KAYLA DRAKE | Multimedia Producer
A six-figure donation saved Lindenwood’s fashion design program, and the donor wants to remain anonymous.
Last spring semester, the program was suspended due to declining enrollment in the major and money needed to employ a full-time faculty position, according to Chajuana Trawick, program chair of fashion business and design.
Later, when Trawick was telling a friend about the situation, the friend scheduled a phone call with a family member who might be able to help. The caller asked Trawick to name the dollar amount she needed.
That friend of a friend ended up donating $1.65 million, which lead to the creation of the first endowed chair in the School of Arts, Media and Communications in Lindenwood University’s almost 200-year history. An endowed chair is a title to honor large donations.
Within a few months Trawick said faculty and students went from seeing their “world blow-up,” to having the major restored.
“It’s nothing short of a miracle.”
Chajuana Trawick
Jason Lively, associate dean of the School of Arts, Media and Communications, said this is the largest donation he has seen in his decade spent at the university.
According to a Director of Development for University Relations, Bryan Stone, the graduation rate for fashion design has fluctuated, from 18 students graduating in 2014, down to four students graduating in 2017.
Now around 76 students are enrolled in fashion design and fashion business and entrepreneurship combined.
The fashion program’s argument for maintaining both majors is that they are dependent on each other. Design students made the clothing and business students marketed, bought and sold the clothing.
Trawick said fashion design helps consumers identify who they are.
“When you get up in the morning, you have to put on clothing,” Trawick said. “You pretty much can’t do anything without putting on clothing.”
The program went from being suspended to having far more the amount of money than it is usually allocated within the School of Arts, Media and Communications. Currently, 15 degrees write proposals for budgets from the school’s fund.
“There’s no way we would have been able to have the fashion design program without this donation,” Trawick said. “We wouldn’t be able to do the things we’ve already been implementing this semester.”
But why has this improbable donation flown under the radar? Lively said he suspects it is because the donor, “a humble man,” wanted to remain anonymous.
“We wanted to make a big deal out of this – have a ribbon cutting and put a sign up,” Lively said.
After the donation, Trawick asked the donor what she did to deserve it.
“It was nothing you did, it was nothing I did. God made this happen,” the donor said.
Trawick said it is overwhelming to have her program’s hard work be recognized. The fashion faculty came up with a proposal focusing on three main initiatives: sustainability, building global relations and technology.
In October 2018, after the donor approved the proposal, President Michael Shonrock and the AMC deans signed off on the endowment agreement.
The endowment enabled Trawick to rehire visiting professor, Ameli Skoglund and a creative assistant, James Harrison to help build the new fashion design and technology degree. The fashion faculty decided to add “technology” to the major because it is the wave of the future.

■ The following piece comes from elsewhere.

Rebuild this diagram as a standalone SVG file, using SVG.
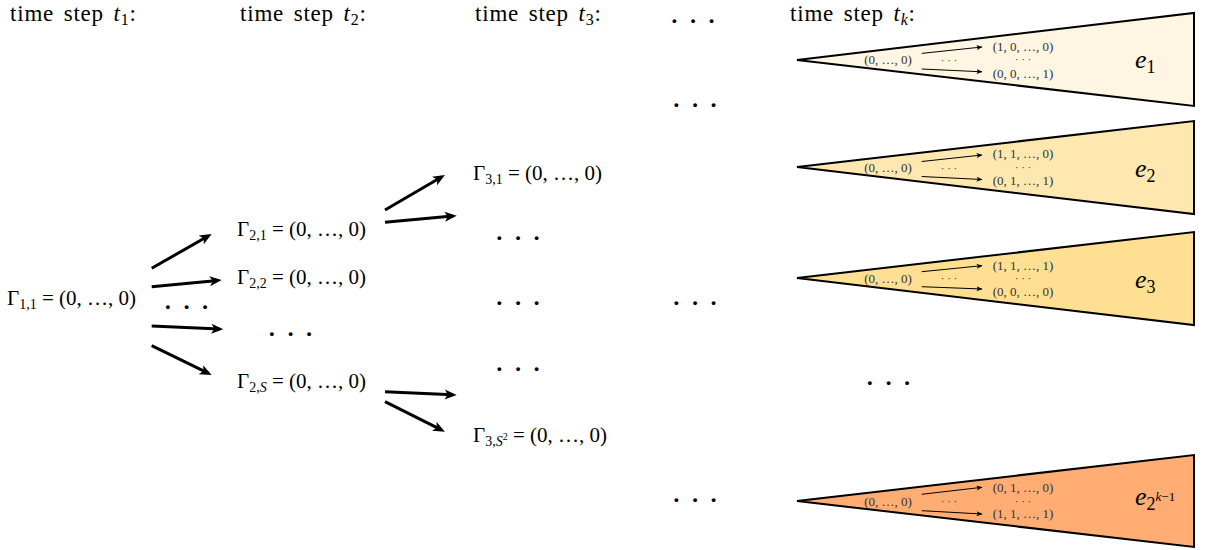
<svg xmlns="http://www.w3.org/2000/svg" width="1211" height="550" viewBox="0 0 1211 550">
<style>
.t{font-family:"Liberation Serif","Times New Roman",serif;fill:#000}
.hdr{font-size:23px;letter-spacing:0.8px;word-spacing:3px}
.m{font-size:21px}
.i{font-style:italic}
.sb{font-size:14px}
.dots{font-size:32px;text-anchor:middle}
.sm{font-size:13px;fill:#333;text-anchor:middle}
.sd{font-size:11px;fill:#333;text-anchor:middle}
.el{font-size:26px}
.tri{stroke:#000;stroke-width:2;stroke-linejoin:miter}
.big{stroke:#000;stroke-width:3;fill:none;marker-end:url(#ah)}
.thin{stroke:#000;stroke-width:1;fill:none;marker-end:url(#ahs)}
</style>
<defs>
<marker id="ah" markerUnits="userSpaceOnUse" markerWidth="13" markerHeight="11" refX="8" refY="5" orient="auto" viewBox="0 0 13 10">
<path d="M0,0 L12,5 L0,10 L3,5 z" fill="#000"/>
</marker>
<marker id="ahs" markerUnits="userSpaceOnUse" markerWidth="7" markerHeight="6" refX="5.5" refY="2.5" orient="auto" viewBox="0 0 7 5">
<path d="M0,0 L6,2.5 L0,5 L1.5,2.5 z" fill="#000"/>
</marker>
</defs>

<g id="headers">
<text class="t hdr" x="10" y="21">time step <tspan class="i">t</tspan><tspan font-size="16" dy="4">1</tspan><tspan dy="-4">:</tspan></text>
<text class="t hdr" x="240" y="21">time step <tspan class="i">t</tspan><tspan font-size="16" dy="4">2</tspan><tspan dy="-4">:</tspan></text>
<text class="t hdr" x="475" y="21">time step <tspan class="i">t</tspan><tspan font-size="16" dy="4">3</tspan><tspan dy="-4">:</tspan></text>
<text class="t dots" x="693" y="32">· · ·</text>
<text class="t hdr" x="790" y="21">time step <tspan class="i">t</tspan><tspan class="i" font-size="16" dy="4">k</tspan><tspan dy="-4">:</tspan></text>
</g>

<g id="g11">
<text class="t m" x="7" y="305">Γ<tspan class="sb" dy="4">1,1</tspan><tspan dy="-4"> = (0, …, 0)</tspan></text>
<text class="t dots" x="186.5" y="318">· · ·</text>
</g>
<g id="g21"><text class="t m" x="237" y="236">Γ<tspan class="sb" dy="4">2,1</tspan><tspan dy="-4"> = (0, …, 0)</tspan></text></g>
<g id="g22"><text class="t m" x="237" y="284">Γ<tspan class="sb" dy="4">2,2</tspan><tspan dy="-4"> = (0, …, 0)</tspan></text></g>
<g id="g2dots"><text class="t dots" x="290.5" y="345">· · ·</text></g>
<g id="g2S"><text class="t m" x="237" y="388">Γ<tspan class="sb" dy="4">2,<tspan class="i">S</tspan></tspan><tspan dy="-4"> = (0, …, 0)</tspan></text></g>

<g id="g31"><text class="t m" x="473" y="180">Γ<tspan class="sb" dy="4">3,1</tspan><tspan dy="-4"> = (0, …, 0)</tspan></text></g>
<g id="g3dots">
<text class="t dots" x="518" y="249">· · ·</text>
<text class="t dots" x="518" y="314">· · ·</text>
<text class="t dots" x="518" y="380">· · ·</text>
</g>
<g id="g3S2"><text class="t m" x="473" y="442">Γ<tspan class="sb" dy="4">3,<tspan class="i">S</tspan></tspan><tspan font-size="10" dy="-6">2</tspan><tspan dy="2"> = (0, …, 0)</tspan></text></g>

<g id="mid-dots">
<text class="t dots" x="695" y="116">· · ·</text>
<text class="t dots" x="695" y="314">· · ·</text>
<text class="t dots" x="695" y="511">· · ·</text>
<text class="t dots" x="888.5" y="394">· · ·</text>
</g>

<g id="e1">
<polygon class="tri" points="797,60 1194,13 1194,106" fill="#FFF5E3"/>
<text class="t sm" x="888" y="64">(0, …, 0)</text>
<text class="t sd" x="949" y="64">· · ·</text>
<text class="t sm" x="1023" y="51">(1, 0, …, 0)</text>
<text class="t sd" x="1023" y="63">· · ·</text>
<text class="t sm" x="1023" y="78">(0, 0, …, 1)</text>
<line class="thin" x1="921.7" y1="53.4" x2="982" y2="47"/>
<line class="thin" x1="921.7" y1="69" x2="982" y2="71.8"/>
<text class="t el" x="1135" y="68"><tspan class="i">e</tspan><tspan font-size="18" dy="5">1</tspan></text>
</g>

<g id="e2">
<polygon class="tri" points="797,167 1194,121 1194,214" fill="#FEE8B0"/>
<text class="t sm" x="888" y="172">(0, …, 0)</text>
<text class="t sd" x="949" y="171.5">· · ·</text>
<text class="t sm" x="1023" y="158">(1, 1, …, 0)</text>
<text class="t sd" x="1023" y="170.5">· · ·</text>
<text class="t sm" x="1023" y="185">(0, 1, …, 1)</text>
<line class="thin" x1="921.7" y1="161.5" x2="982" y2="155"/>
<line class="thin" x1="921.7" y1="176.5" x2="982" y2="179.5"/>
<text class="t el" x="1135" y="177"><tspan class="i">e</tspan><tspan font-size="18" dy="5">2</tspan></text>
</g>

<g id="e3">
<polygon class="tri" points="797,278 1194,232 1194,325" fill="#FFDF91"/>
<text class="t sm" x="888" y="282.5">(0, …, 0)</text>
<text class="t sd" x="949" y="282">· · ·</text>
<text class="t sm" x="1023" y="269.5">(1, 1, …, 1)</text>
<text class="t sd" x="1023" y="281.5">· · ·</text>
<text class="t sm" x="1023" y="295.5">(0, 0, …, 0)</text>
<line class="thin" x1="921.7" y1="271.7" x2="982" y2="265.7"/>
<line class="thin" x1="921.7" y1="286.7" x2="982" y2="289"/>
<text class="t el" x="1135" y="288"><tspan class="i">e</tspan><tspan font-size="18" dy="5">3</tspan></text>
</g>

<g id="ek">
<polygon class="tri" points="797,501 1194,455 1194,547" fill="#FFAD72"/>
<text class="t sm" x="888" y="505.5">(0, …, 0)</text>
<text class="t sd" x="949" y="505">· · ·</text>
<text class="t sm" x="1023" y="491.5">(0, 1, …, 0)</text>
<text class="t sd" x="1023" y="504.5">· · ·</text>
<text class="t sm" x="1023" y="518">(1, 1, …, 1)</text>
<line class="thin" x1="921.7" y1="494.3" x2="982" y2="487.3"/>
<line class="thin" x1="921.7" y1="510.7" x2="982" y2="514"/>
<text class="t el" x="1135" y="505"><tspan class="i">e</tspan><tspan font-size="18" dy="5">2</tspan><tspan class="i" font-size="13" dy="-9">k</tspan><tspan font-size="13">−1</tspan></text>
</g>

<g id="connectors">
<line class="big" x1="151.7" y1="268.3" x2="208.2" y2="236"/>
<line class="big" x1="151.7" y1="286.7" x2="217.7" y2="280.4"/>
<line class="big" x1="151.7" y1="326" x2="219.3" y2="329.1"/>
<line class="big" x1="151.7" y1="345.7" x2="208.1" y2="373.2"/>
<line class="big" x1="385" y1="210" x2="441.5" y2="177"/>
<line class="big" x1="385" y1="222.3" x2="452.7" y2="216.1"/>
<line class="big" x1="385" y1="391.7" x2="452.7" y2="394.8"/>
<line class="big" x1="385" y1="401.7" x2="441.4" y2="429.9"/>
</g>
</svg>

Initially, the program will be investing $600,000 into new equipment and technology, Lively said based upon a recent copy of the contract. The remaining $1 million, which will be paid out by the donor over the next five years, will not be touched. Instead, the program will be funded by the interest off the $1 million.
An endowed chair is not 100 percent funded by the endowment; Trawick’s base salary is still paid by Lindenwood. But there is a supplemental contract on top of the salary, according to Lively.
The agreement also says the program can hire a second full-time faculty, as numbers grow. They also must do an annual report of how they use the funds.
Two students are going to New York Fashion Week to show their collections at the Global Design Feature – all expenses paid.
“That’s my dream to go to New York and show there,” senior, Anna Heinold said. “It’s crazy that I get to do that as a student and to have it paid for is amazing.”
“I wouldn’t have been able to afford [New York Fashion Week], if it wasn’t for the donation.”
Senior, Anna Heinold
The donation also created student travel grants for study abroad to fashion capitals around the world, like Milan, Paris and London. The donor also opened his connections up, bringing in Designer Carmen Marc Valvo to Lindenwood – again for free. Lindenwood’s fashion program only has to provide the food.
Lively said after three to four years, the program will be in a very healthy place financially, able to give more opportunities to students. Although, according to Director of University Admissions, Kara Schilli, the Fashion Design program has not been added yet as a degree option for fall 2019 applicants.
Trawick said she is more mindful now of the signature on the bottom of her email.
“[Now I’m] not only carrying my name and Lindenwood’s name, but another name.”
Editors Note: A prior version of this article said that the recently endowed chair was the first endowed chair in the history of the university. That was incorrect, this is the first endowed chair for the School of AMC. The article has been updated, and we regret the error.